**TO BE DONE**
The lines from the top of the material below through the line containing "plt.rcParams['font.family'] = ['Inter', 'DejaVu" are to be printed exactly, with pictures omitted.
------------------------------------
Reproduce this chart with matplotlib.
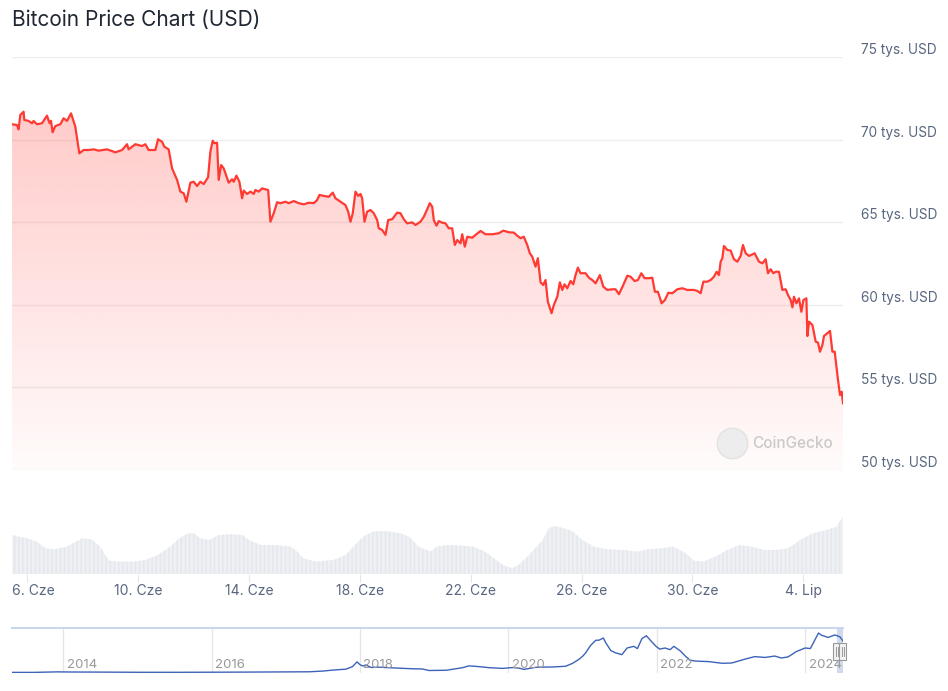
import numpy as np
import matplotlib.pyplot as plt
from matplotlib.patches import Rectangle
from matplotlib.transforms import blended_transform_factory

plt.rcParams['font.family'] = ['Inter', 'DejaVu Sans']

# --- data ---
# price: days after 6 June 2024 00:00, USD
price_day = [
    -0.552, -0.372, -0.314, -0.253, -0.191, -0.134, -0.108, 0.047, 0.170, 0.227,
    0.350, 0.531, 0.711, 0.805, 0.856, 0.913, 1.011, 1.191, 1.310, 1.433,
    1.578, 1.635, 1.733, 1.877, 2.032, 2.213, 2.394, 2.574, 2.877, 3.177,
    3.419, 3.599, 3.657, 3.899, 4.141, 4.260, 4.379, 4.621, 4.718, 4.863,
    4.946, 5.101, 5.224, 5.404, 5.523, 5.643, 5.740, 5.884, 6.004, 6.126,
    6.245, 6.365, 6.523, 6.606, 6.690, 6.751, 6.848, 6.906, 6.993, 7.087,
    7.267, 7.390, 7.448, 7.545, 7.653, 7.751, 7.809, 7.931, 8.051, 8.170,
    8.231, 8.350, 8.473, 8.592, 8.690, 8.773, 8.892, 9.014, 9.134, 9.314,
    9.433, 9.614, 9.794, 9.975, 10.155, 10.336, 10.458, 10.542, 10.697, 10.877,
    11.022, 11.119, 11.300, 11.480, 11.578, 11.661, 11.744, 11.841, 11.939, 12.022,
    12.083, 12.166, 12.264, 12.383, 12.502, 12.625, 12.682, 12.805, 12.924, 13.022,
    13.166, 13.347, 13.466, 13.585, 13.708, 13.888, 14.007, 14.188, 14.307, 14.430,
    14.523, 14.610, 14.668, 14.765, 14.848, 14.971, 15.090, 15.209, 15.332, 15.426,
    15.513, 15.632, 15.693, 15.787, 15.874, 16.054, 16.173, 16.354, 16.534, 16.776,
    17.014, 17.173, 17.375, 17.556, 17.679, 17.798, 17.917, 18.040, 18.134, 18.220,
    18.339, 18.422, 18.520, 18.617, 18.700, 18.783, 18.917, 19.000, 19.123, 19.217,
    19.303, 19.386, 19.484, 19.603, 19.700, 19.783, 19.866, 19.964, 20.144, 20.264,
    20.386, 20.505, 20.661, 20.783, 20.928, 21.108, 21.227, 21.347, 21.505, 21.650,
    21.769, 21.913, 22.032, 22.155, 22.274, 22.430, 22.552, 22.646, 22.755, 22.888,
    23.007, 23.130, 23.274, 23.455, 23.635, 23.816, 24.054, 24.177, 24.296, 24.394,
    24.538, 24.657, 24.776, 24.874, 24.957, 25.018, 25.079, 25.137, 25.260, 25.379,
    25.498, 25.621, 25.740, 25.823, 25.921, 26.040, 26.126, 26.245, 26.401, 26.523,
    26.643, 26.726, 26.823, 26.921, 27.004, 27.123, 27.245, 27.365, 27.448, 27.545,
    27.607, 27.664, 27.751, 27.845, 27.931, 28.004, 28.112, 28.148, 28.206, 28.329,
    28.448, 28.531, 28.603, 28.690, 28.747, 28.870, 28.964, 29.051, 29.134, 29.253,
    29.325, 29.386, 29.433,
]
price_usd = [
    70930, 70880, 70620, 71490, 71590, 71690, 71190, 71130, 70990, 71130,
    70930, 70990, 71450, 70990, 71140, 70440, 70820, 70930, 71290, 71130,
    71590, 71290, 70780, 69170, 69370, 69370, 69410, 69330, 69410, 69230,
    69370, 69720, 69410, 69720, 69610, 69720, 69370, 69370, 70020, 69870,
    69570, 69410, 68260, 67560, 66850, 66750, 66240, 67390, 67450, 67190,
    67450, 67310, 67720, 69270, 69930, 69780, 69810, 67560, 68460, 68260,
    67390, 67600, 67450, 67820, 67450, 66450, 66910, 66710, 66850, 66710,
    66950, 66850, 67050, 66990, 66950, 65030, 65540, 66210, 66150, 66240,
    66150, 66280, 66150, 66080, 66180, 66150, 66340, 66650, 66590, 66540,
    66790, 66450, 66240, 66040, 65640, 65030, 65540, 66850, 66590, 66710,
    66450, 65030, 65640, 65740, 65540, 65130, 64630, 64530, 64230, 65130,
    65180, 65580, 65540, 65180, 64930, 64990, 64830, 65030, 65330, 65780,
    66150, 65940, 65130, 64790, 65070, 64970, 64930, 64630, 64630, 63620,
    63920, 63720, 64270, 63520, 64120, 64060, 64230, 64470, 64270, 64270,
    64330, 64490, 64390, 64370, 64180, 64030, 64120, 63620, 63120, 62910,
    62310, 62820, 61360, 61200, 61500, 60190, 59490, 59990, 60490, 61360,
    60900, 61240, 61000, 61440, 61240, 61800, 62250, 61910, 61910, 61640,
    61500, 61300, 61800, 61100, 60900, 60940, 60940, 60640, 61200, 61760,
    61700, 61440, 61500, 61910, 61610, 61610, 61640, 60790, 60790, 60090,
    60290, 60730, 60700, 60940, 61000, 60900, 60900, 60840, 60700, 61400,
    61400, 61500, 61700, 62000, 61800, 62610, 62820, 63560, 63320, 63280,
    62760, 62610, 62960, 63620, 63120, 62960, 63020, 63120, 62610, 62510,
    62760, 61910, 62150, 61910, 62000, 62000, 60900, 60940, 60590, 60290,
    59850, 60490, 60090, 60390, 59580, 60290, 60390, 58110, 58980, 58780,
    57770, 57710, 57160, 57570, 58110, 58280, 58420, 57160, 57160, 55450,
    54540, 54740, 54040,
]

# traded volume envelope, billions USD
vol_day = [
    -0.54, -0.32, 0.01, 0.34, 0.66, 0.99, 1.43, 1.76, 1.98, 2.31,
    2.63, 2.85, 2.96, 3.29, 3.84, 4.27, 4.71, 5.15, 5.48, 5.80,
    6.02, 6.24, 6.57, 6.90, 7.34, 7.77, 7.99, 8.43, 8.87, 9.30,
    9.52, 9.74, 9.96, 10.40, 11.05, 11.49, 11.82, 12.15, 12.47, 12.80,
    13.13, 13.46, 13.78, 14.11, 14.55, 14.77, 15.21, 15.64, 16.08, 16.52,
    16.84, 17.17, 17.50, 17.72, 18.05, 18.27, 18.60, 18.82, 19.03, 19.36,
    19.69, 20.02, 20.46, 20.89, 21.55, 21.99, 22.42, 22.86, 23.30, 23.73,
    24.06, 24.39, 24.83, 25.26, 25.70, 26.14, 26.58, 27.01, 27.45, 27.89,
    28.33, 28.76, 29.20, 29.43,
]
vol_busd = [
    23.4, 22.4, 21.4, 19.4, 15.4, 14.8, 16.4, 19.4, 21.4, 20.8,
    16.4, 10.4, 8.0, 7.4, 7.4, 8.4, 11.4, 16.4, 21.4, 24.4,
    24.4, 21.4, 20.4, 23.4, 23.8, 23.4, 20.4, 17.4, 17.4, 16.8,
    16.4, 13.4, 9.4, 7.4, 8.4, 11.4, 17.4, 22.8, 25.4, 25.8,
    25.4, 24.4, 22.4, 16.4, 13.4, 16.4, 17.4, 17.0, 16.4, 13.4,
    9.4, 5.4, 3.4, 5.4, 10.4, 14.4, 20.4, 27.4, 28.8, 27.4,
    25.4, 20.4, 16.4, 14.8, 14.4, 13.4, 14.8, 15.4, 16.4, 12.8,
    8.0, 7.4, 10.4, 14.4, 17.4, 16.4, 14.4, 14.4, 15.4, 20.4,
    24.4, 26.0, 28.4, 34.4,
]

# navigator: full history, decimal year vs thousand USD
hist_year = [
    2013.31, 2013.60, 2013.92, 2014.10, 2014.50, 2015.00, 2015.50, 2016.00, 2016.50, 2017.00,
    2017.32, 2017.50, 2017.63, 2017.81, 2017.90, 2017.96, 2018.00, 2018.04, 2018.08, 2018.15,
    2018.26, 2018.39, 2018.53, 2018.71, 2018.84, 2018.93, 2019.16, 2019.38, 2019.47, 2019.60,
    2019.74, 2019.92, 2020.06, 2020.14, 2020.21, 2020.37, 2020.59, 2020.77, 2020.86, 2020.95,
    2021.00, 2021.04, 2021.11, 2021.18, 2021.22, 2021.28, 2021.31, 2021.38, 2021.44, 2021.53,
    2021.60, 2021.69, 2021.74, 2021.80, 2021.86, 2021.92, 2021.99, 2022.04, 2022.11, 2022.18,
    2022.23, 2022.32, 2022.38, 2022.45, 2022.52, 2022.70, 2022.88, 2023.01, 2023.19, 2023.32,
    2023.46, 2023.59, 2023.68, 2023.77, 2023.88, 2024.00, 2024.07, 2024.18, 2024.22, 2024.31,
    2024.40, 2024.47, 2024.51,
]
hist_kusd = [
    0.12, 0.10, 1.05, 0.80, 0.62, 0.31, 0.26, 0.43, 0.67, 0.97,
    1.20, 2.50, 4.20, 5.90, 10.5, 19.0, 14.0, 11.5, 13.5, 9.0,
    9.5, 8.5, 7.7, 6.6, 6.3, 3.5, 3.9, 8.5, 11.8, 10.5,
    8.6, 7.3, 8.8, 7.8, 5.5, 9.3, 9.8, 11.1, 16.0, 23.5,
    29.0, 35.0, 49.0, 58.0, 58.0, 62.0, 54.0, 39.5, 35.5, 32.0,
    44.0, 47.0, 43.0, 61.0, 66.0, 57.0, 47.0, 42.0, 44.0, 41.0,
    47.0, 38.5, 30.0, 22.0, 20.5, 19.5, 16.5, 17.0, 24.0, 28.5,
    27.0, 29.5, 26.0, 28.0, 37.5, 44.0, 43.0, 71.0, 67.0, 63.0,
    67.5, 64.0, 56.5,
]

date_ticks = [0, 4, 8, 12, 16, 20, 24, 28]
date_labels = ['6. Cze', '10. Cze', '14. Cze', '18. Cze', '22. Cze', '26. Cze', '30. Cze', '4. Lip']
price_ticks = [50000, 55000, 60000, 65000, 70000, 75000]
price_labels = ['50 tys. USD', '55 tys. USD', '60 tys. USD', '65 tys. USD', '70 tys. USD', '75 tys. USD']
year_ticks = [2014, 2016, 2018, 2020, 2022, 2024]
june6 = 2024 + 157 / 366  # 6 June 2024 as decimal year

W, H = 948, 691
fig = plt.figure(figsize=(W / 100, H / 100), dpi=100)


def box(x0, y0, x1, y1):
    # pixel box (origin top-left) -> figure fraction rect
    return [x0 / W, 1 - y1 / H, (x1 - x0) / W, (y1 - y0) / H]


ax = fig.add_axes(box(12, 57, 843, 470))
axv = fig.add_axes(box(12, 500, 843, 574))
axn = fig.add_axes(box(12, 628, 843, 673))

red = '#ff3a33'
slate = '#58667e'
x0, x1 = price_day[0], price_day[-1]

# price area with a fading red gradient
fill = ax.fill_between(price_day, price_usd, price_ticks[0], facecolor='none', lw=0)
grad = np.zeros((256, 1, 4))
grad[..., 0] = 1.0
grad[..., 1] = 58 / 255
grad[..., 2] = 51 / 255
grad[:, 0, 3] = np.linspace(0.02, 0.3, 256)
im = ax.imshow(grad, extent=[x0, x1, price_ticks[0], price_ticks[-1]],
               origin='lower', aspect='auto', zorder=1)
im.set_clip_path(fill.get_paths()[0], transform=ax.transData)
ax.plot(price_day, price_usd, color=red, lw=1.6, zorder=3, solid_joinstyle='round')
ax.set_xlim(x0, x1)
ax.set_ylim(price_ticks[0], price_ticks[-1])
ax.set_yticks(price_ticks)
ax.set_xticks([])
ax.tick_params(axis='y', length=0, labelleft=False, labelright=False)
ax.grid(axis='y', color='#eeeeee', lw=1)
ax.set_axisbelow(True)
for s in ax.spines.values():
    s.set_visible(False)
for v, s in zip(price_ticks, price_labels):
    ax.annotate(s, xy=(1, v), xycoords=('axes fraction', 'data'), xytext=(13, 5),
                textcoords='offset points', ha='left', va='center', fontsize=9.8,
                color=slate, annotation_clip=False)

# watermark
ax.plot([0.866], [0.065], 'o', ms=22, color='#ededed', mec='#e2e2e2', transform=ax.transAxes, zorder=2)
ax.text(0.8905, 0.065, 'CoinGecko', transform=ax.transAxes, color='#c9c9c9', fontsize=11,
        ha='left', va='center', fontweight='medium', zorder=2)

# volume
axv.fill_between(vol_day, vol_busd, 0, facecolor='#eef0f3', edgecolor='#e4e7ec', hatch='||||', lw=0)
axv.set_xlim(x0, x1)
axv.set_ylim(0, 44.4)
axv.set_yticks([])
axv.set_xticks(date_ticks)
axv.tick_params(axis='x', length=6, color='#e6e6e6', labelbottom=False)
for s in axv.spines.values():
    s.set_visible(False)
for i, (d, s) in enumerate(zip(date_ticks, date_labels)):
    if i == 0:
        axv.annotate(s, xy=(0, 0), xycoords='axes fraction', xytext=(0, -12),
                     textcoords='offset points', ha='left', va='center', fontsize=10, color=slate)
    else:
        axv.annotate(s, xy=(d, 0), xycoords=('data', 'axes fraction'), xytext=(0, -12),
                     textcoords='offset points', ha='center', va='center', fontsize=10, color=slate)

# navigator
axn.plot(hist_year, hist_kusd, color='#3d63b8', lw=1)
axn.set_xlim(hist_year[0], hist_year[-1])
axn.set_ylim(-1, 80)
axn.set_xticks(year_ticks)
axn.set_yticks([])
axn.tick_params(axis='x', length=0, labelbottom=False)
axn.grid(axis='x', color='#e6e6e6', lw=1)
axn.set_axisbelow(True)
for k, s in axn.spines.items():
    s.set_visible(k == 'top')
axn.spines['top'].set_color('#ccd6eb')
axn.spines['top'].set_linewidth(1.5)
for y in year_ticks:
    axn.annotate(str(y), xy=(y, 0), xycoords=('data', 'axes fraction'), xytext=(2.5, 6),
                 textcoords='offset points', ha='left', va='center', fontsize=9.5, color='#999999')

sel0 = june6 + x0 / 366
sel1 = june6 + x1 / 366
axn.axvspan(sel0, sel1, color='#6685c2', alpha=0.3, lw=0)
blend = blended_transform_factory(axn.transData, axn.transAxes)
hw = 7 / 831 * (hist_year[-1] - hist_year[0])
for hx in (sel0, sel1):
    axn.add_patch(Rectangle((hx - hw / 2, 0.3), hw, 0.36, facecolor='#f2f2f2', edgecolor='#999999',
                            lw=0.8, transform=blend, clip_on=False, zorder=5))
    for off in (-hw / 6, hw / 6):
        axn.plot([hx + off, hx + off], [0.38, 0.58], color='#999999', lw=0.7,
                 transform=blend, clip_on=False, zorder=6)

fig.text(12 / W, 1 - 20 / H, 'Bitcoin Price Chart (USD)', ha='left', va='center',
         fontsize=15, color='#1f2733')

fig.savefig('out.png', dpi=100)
------------------------------------
**RESPONSE**
Reproduce this chart with matplotlib.
import numpy as np
import matplotlib.pyplot as plt
from matplotlib.patches import Rectangle
from matplotlib.transforms import blended_transform_factory

plt.rcParams['font.family'] = ['Inter', 'DejaVu Sans']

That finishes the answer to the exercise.